* start Data *

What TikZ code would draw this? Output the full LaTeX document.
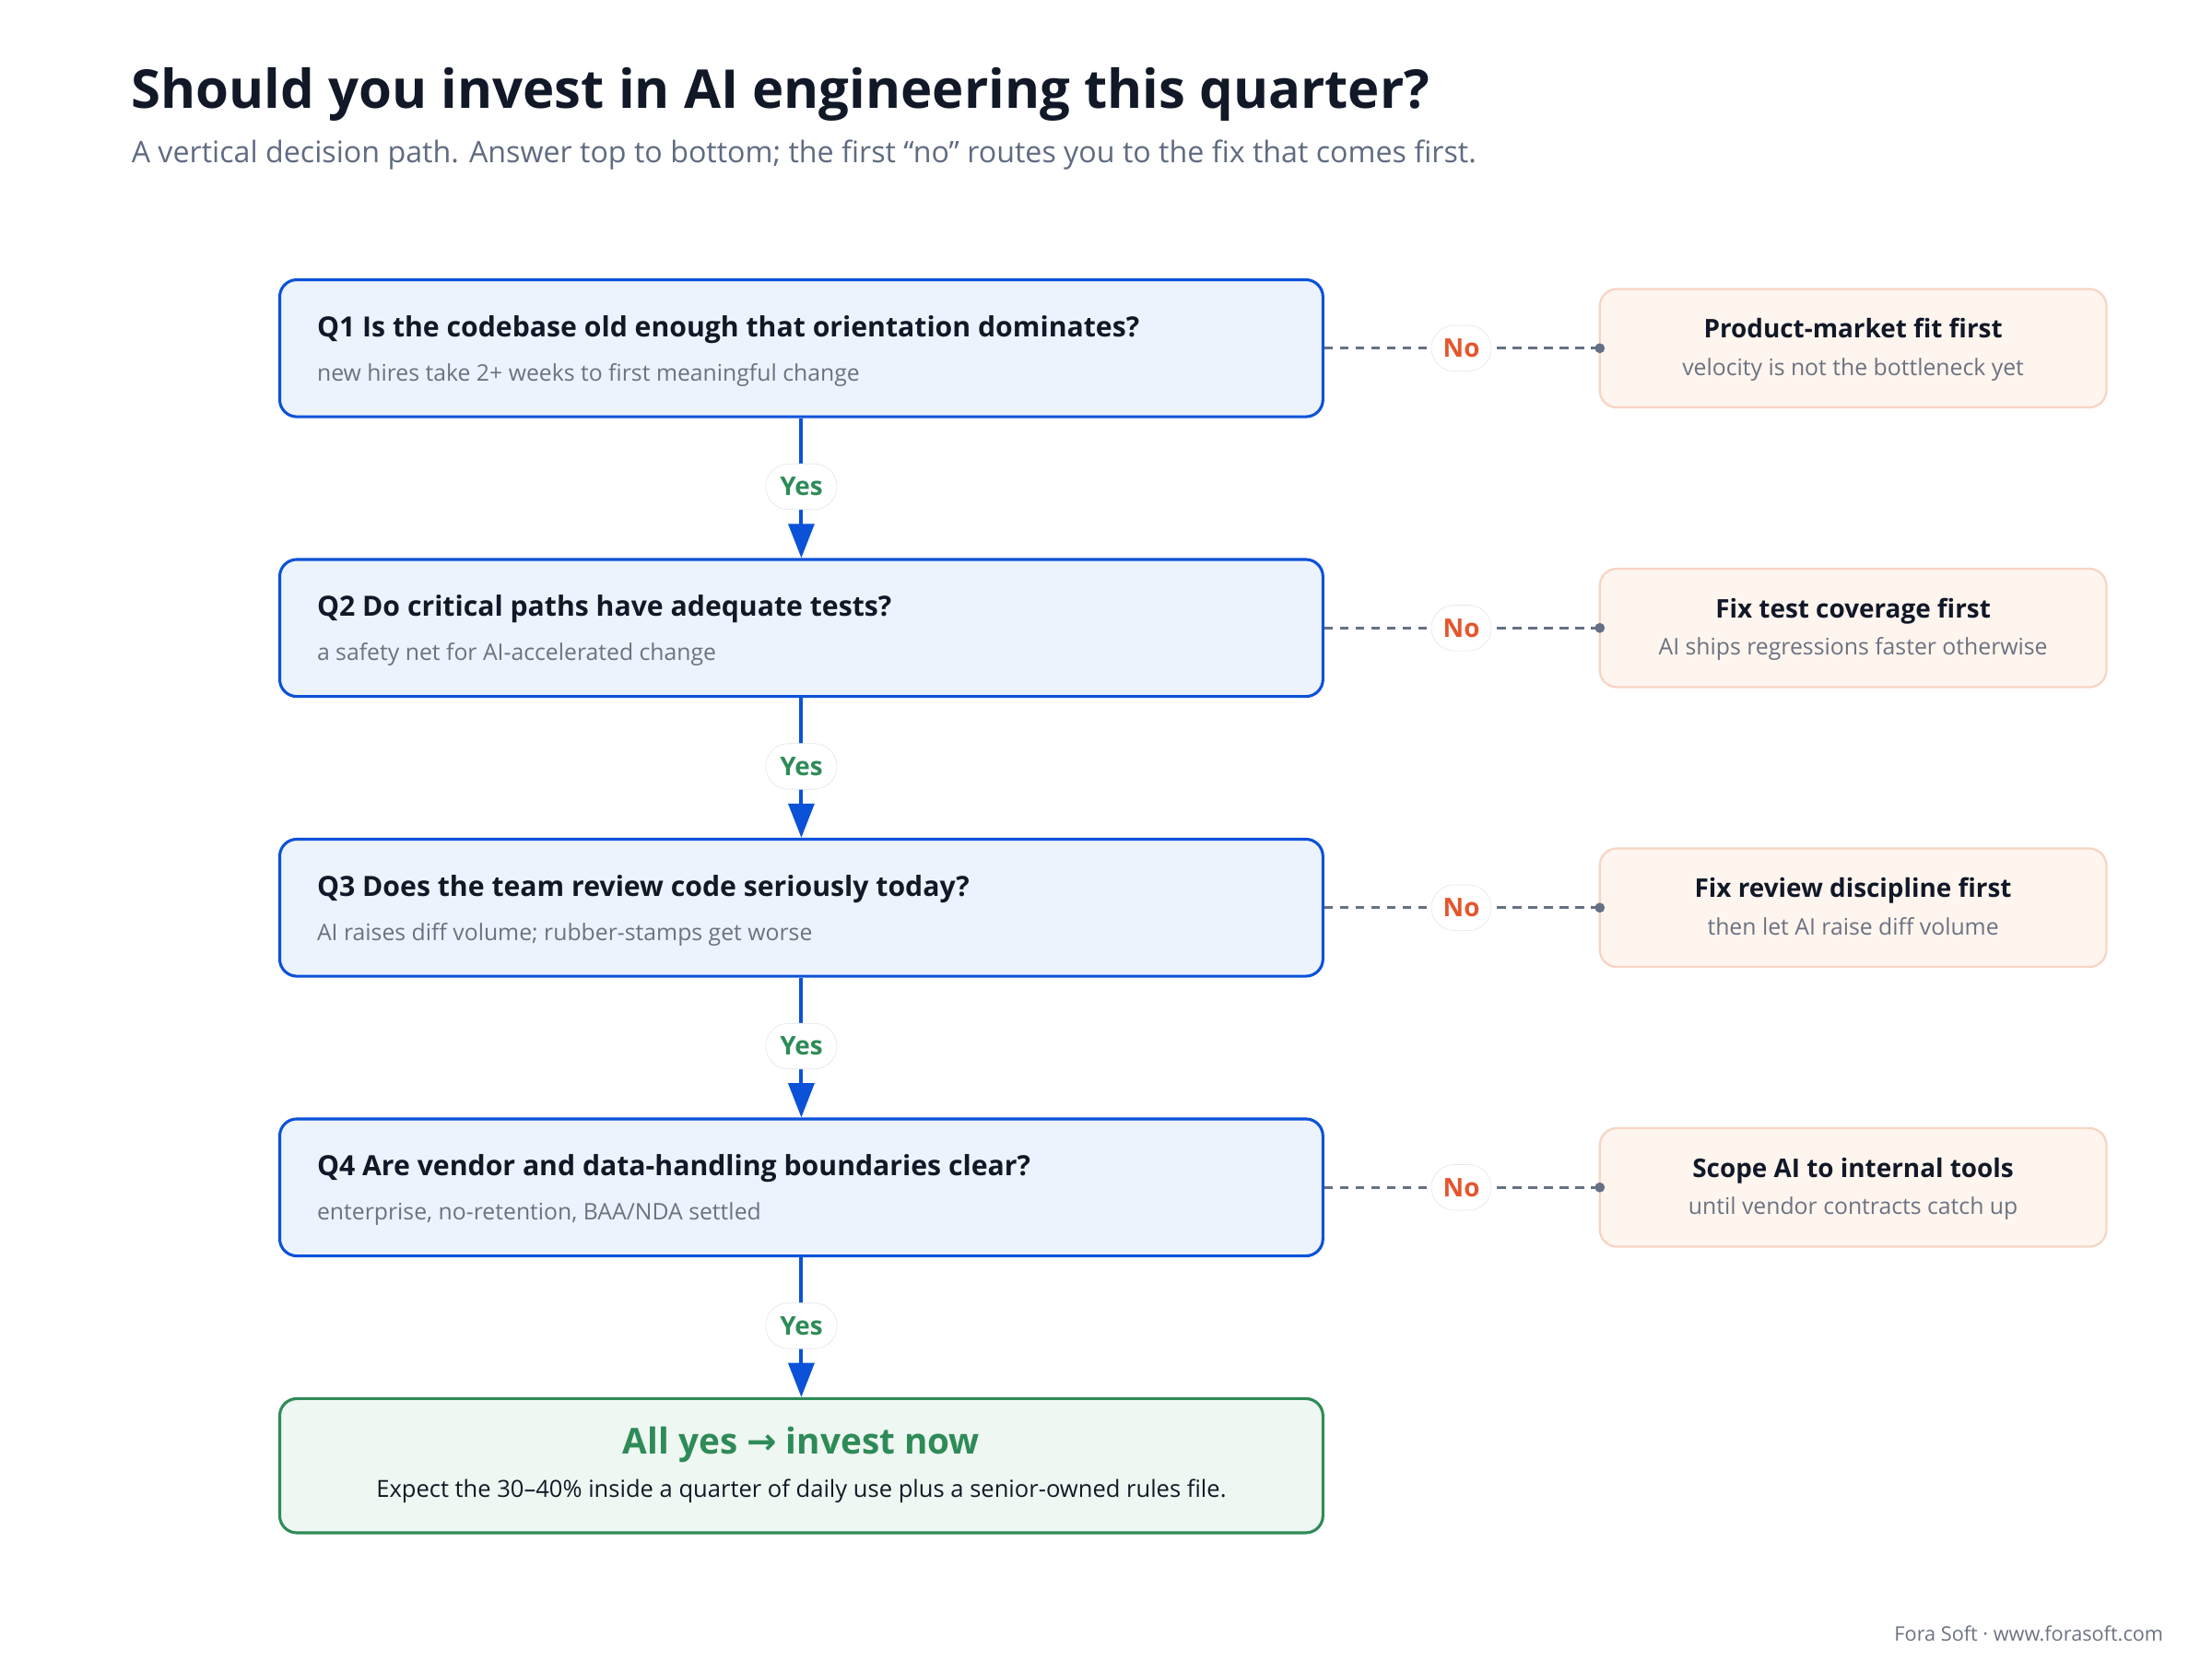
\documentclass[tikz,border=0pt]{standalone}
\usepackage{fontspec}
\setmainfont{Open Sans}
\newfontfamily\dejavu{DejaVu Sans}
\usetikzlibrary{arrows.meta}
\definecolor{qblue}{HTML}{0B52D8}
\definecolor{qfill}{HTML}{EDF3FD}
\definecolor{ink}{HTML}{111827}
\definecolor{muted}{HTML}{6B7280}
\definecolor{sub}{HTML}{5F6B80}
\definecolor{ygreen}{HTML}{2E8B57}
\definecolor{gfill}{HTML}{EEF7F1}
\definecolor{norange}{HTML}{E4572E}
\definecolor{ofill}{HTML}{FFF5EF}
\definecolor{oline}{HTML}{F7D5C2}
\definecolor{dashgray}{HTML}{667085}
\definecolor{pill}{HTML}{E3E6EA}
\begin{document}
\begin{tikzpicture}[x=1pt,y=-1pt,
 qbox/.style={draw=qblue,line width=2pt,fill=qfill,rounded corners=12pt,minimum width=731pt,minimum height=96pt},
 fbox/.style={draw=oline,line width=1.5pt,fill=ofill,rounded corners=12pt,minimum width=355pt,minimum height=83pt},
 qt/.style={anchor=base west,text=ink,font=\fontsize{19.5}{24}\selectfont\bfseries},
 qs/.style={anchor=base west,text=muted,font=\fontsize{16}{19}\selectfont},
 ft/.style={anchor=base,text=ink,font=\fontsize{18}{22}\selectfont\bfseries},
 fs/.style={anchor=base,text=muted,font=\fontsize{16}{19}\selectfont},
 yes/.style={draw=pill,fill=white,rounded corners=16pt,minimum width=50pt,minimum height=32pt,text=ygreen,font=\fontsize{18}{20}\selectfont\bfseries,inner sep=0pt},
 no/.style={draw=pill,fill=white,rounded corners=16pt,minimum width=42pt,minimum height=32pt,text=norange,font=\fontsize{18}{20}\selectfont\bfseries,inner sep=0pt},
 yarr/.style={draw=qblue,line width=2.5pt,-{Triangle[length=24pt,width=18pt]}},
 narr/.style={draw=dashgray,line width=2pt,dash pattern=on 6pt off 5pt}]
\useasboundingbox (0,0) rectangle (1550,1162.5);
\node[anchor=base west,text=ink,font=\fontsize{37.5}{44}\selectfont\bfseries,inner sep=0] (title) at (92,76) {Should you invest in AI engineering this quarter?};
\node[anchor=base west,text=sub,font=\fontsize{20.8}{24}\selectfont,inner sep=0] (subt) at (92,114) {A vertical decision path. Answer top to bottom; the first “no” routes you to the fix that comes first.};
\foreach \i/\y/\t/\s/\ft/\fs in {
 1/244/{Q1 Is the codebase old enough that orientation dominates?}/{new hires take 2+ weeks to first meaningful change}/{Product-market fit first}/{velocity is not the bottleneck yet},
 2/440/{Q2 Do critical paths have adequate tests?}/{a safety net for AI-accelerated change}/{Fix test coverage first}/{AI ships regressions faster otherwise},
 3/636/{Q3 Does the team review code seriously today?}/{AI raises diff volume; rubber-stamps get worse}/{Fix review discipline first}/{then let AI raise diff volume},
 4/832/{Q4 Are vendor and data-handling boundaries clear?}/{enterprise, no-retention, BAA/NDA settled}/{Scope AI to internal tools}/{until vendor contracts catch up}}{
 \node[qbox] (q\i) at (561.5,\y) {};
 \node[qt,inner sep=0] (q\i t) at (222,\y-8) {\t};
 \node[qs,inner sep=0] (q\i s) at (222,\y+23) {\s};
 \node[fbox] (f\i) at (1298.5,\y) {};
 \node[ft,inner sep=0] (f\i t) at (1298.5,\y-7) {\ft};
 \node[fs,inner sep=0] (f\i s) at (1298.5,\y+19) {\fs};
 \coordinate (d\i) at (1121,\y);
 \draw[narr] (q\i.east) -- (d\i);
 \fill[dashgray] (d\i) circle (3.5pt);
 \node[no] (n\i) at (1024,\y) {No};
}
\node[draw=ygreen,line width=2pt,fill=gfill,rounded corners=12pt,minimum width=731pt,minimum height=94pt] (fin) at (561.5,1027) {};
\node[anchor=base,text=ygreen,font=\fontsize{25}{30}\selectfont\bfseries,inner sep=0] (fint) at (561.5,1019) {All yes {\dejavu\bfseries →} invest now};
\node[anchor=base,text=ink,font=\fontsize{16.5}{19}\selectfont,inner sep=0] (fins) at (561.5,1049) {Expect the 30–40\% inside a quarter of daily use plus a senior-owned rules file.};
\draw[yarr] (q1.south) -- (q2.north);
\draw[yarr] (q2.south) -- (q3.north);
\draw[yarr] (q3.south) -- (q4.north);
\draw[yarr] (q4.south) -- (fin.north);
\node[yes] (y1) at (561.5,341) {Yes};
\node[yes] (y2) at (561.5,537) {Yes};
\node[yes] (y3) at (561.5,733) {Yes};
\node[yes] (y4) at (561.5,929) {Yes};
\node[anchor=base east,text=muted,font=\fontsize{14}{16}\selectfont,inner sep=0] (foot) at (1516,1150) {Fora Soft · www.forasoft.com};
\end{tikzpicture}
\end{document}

* end Data *

Instruction:
Except for the pictures, give all the material above again verbatim.

Solution to this problem:
What TikZ code would draw this? Output the full LaTeX document.
\documentclass[tikz,border=0pt]{standalone}
\usepackage{fontspec}
\setmainfont{Open Sans}
\newfontfamily\dejavu{DejaVu Sans}
\usetikzlibrary{arrows.meta}
\definecolor{qblue}{HTML}{0B52D8}
\definecolor{qfill}{HTML}{EDF3FD}
\definecolor{ink}{HTML}{111827}
\definecolor{muted}{HTML}{6B7280}
\definecolor{sub}{HTML}{5F6B80}
\definecolor{ygreen}{HTML}{2E8B57}
\definecolor{gfill}{HTML}{EEF7F1}
\definecolor{norange}{HTML}{E4572E}
\definecolor{ofill}{HTML}{FFF5EF}
\definecolor{oline}{HTML}{F7D5C2}
\definecolor{dashgray}{HTML}{667085}
\definecolor{pill}{HTML}{E3E6EA}
\begin{document}
\begin{tikzpicture}[x=1pt,y=-1pt,
 qbox/.style={draw=qblue,line width=2pt,fill=qfill,rounded corners=12pt,minimum width=731pt,minimum height=96pt},
 fbox/.style={draw=oline,line width=1.5pt,fill=ofill,rounded corners=12pt,minimum width=355pt,minimum height=83pt},
 qt/.style={anchor=base west,text=ink,font=\fontsize{19.5}{24}\selectfont\bfseries},
 qs/.style={anchor=base west,text=muted,font=\fontsize{16}{19}\selectfont},
 ft/.style={anchor=base,text=ink,font=\fontsize{18}{22}\selectfont\bfseries},
 fs/.style={anchor=base,text=muted,font=\fontsize{16}{19}\selectfont},
 yes/.style={draw=pill,fill=white,rounded corners=16pt,minimum width=50pt,minimum height=32pt,text=ygreen,font=\fontsize{18}{20}\selectfont\bfseries,inner sep=0pt},
 no/.style={draw=pill,fill=white,rounded corners=16pt,minimum width=42pt,minimum height=32pt,text=norange,font=\fontsize{18}{20}\selectfont\bfseries,inner sep=0pt},
 yarr/.style={draw=qblue,line width=2.5pt,-{Triangle[length=24pt,width=18pt]}},
 narr/.style={draw=dashgray,line width=2pt,dash pattern=on 6pt off 5pt}]
\useasboundingbox (0,0) rectangle (1550,1162.5);
\node[anchor=base west,text=ink,font=\fontsize{37.5}{44}\selectfont\bfseries,inner sep=0] (title) at (92,76) {Should you invest in AI engineering this quarter?};
\node[anchor=base west,text=sub,font=\fontsize{20.8}{24}\selectfont,inner sep=0] (subt) at (92,114) {A vertical decision path. Answer top to bottom; the first “no” routes you to the fix that comes first.};
\foreach \i/\y/\t/\s/\ft/\fs in {
 1/244/{Q1 Is the codebase old enough that orientation dominates?}/{new hires take 2+ weeks to first meaningful change}/{Product-market fit first}/{velocity is not the bottleneck yet},
 2/440/{Q2 Do critical paths have adequate tests?}/{a safety net for AI-accelerated change}/{Fix test coverage first}/{AI ships regressions faster otherwise},
 3/636/{Q3 Does the team review code seriously today?}/{AI raises diff volume; rubber-stamps get worse}/{Fix review discipline first}/{then let AI raise diff volume},
 4/832/{Q4 Are vendor and data-handling boundaries clear?}/{enterprise, no-retention, BAA/NDA settled}/{Scope AI to internal tools}/{until vendor contracts catch up}}{
 \node[qbox] (q\i) at (561.5,\y) {};
 \node[qt,inner sep=0] (q\i t) at (222,\y-8) {\t};
 \node[qs,inner sep=0] (q\i s) at (222,\y+23) {\s};
 \node[fbox] (f\i) at (1298.5,\y) {};
 \node[ft,inner sep=0] (f\i t) at (1298.5,\y-7) {\ft};
 \node[fs,inner sep=0] (f\i s) at (1298.5,\y+19) {\fs};
 \coordinate (d\i) at (1121,\y);
 \draw[narr] (q\i.east) -- (d\i);
 \fill[dashgray] (d\i) circle (3.5pt);
 \node[no] (n\i) at (1024,\y) {No};
}
\node[draw=ygreen,line width=2pt,fill=gfill,rounded corners=12pt,minimum width=731pt,minimum height=94pt] (fin) at (561.5,1027) {};
\node[anchor=base,text=ygreen,font=\fontsize{25}{30}\selectfont\bfseries,inner sep=0] (fint) at (561.5,1019) {All yes {\dejavu\bfseries →} invest now};
\node[anchor=base,text=ink,font=\fontsize{16.5}{19}\selectfont,inner sep=0] (fins) at (561.5,1049) {Expect the 30–40\% inside a quarter of daily use plus a senior-owned rules file.};
\draw[yarr] (q1.south) -- (q2.north);
\draw[yarr] (q2.south) -- (q3.north);
\draw[yarr] (q3.south) -- (q4.north);
\draw[yarr] (q4.south) -- (fin.north);
\node[yes] (y1) at (561.5,341) {Yes};
\node[yes] (y2) at (561.5,537) {Yes};
\node[yes] (y3) at (561.5,733) {Yes};
\node[yes] (y4) at (561.5,929) {Yes};
\node[anchor=base east,text=muted,font=\fontsize{14}{16}\selectfont,inner sep=0] (foot) at (1516,1150) {Fora Soft · www.forasoft.com};
\end{tikzpicture}
\end{document}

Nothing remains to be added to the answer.